Эта бутыль коньяку, осушенная разом с яблоком в качестве закуски, и оказалась роковой, вызвав новый удар. Мусоргский успел только закричать: «Все кончено! Ах я несчастный!» Узнав о смерти Мусоргского, один из его собутыльников по трактиру «Малый Ярославец» заметил философски: «Кофейник медный и тот на спирту выгорает, а ведь человек-то похрупче кофейника».
* * *
Потрясающим в своей правдивости свидетельством о последних днях Мусоргского стал его живописный портрет, исполненный всего за четыре дня с неслыханной импровизаторской силой Ильей Репиным в марте 1881 года, за 10 дней до смерти композитора. Репин, один из лидеров передвижников, друг и поклонник Мусоргского (который платил ему взаимностью), приезжал к композитору в военный госпиталь.
Энергичный, оживленный, плодовитый (он оставил более 1000 работ), Репин всегда был злободневным. Художественный критик Абрам Эфрос назвал его величайшим «публицистом» русского искусства.
Репин был также, вероятно, его величайшим портретистом в то время, которое, по встревоженному комментарию Стасова, было «вовсе не благоприятно развитию портретной живописи: фотография почти совершенно убила портрет и весь наш талант к нему затих, замолк, вдруг сошел со сцены». Признанного, обласканного, богатого Репина-портретиста приветствовали повсюду – и в Зимнем дворце, и в нигилистической «коммуне». В блестящих, психологически проницательных портретах он увековечил и царскую фамилию, и высших государственных сановников, и ведущих писателей, актеров и актрис, ученых, профессоров, юристов, духовенство и безымянных русских мужиков. Репина искренне интересовали и привлекали люди всех классов, всех убеждений – пресыщенная знать Петербурга, его бюрократы и технократы, его консерваторы, либералы, революционеры, обыватели.

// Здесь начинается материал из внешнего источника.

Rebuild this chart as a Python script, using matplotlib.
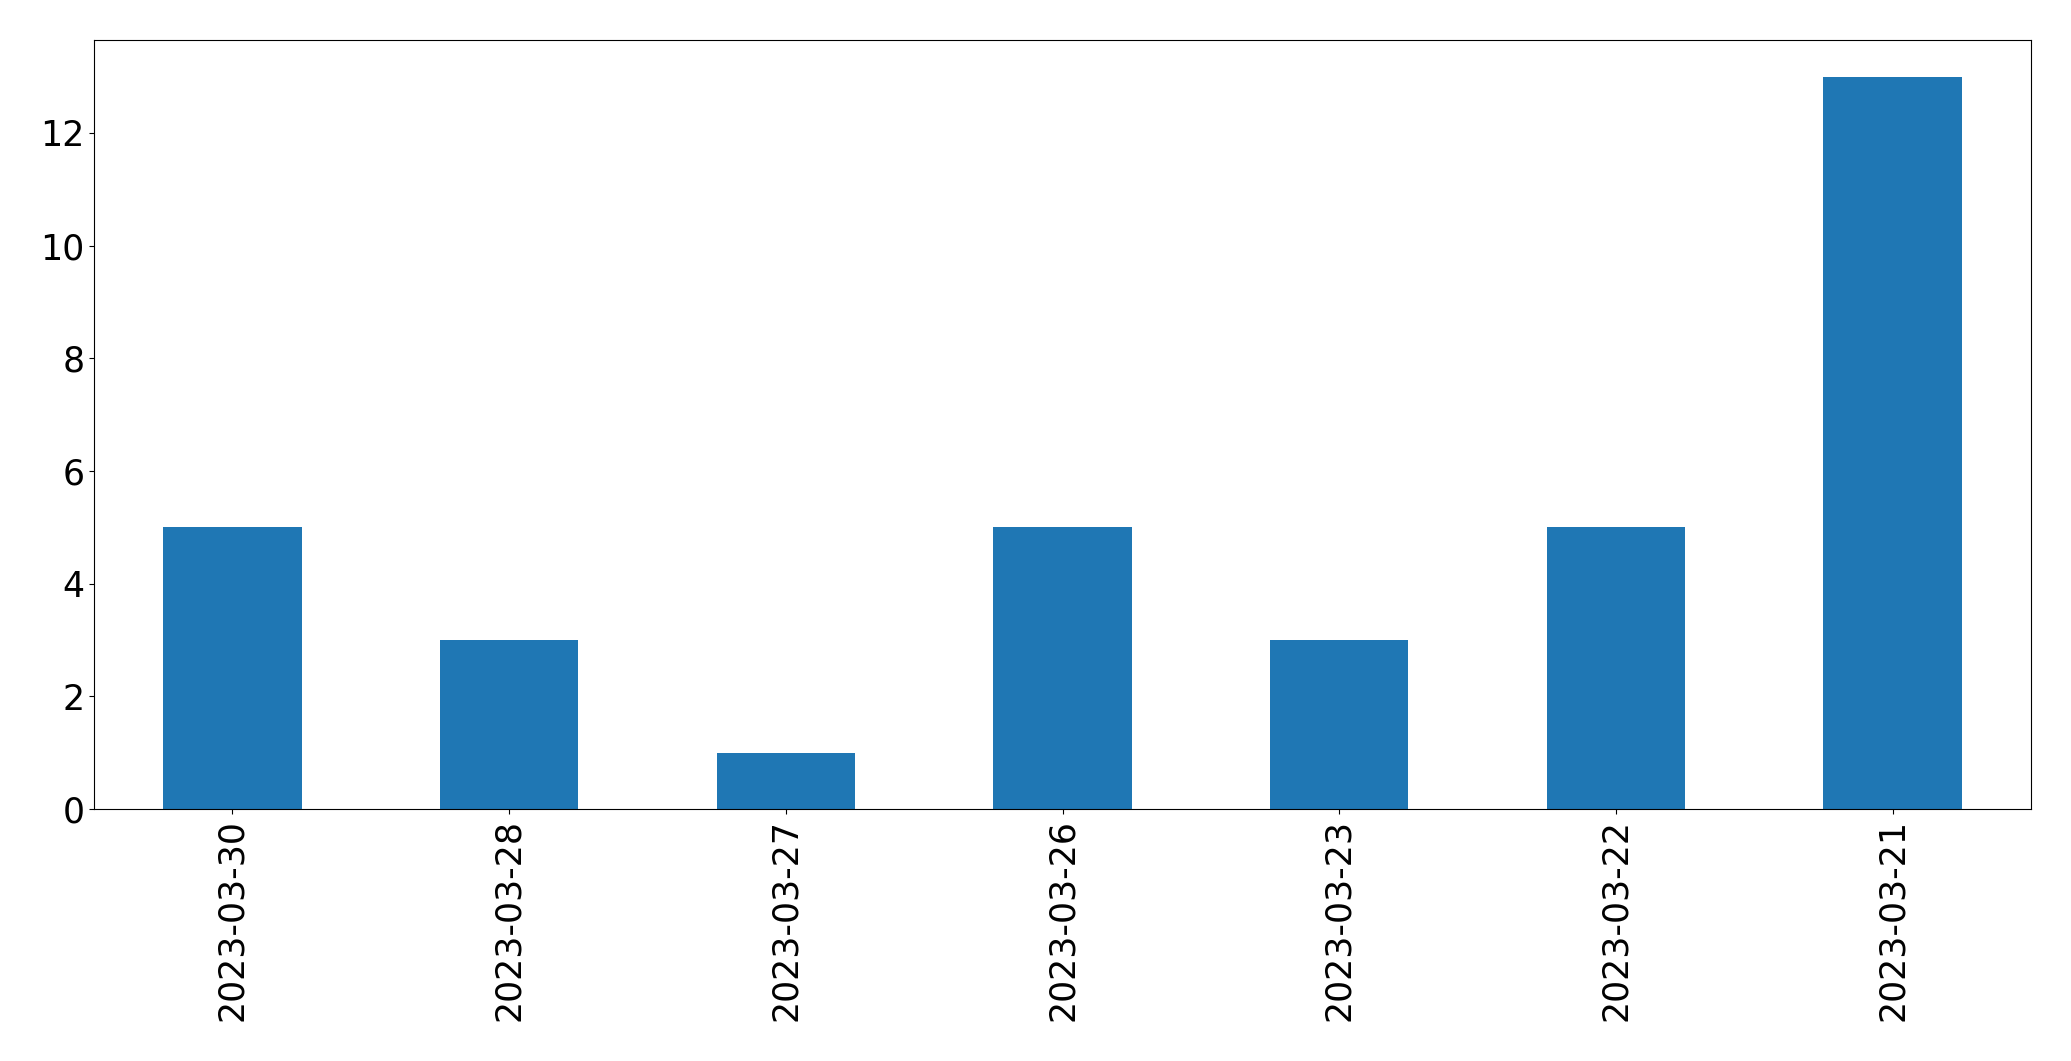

Но пожалуй, самой интересной и значительной остается репинская галерея портретов петербургских интеллектуалов и культурных фигур. Предсмертный портрет Мусоргского занимает здесь особое место. Это уникальный документ, запечатлевший артистическую личность на грани распада; момент, когда великий композитор и юродивый, алкоголик, люмпен сосуществуют в одном теле и одной душе.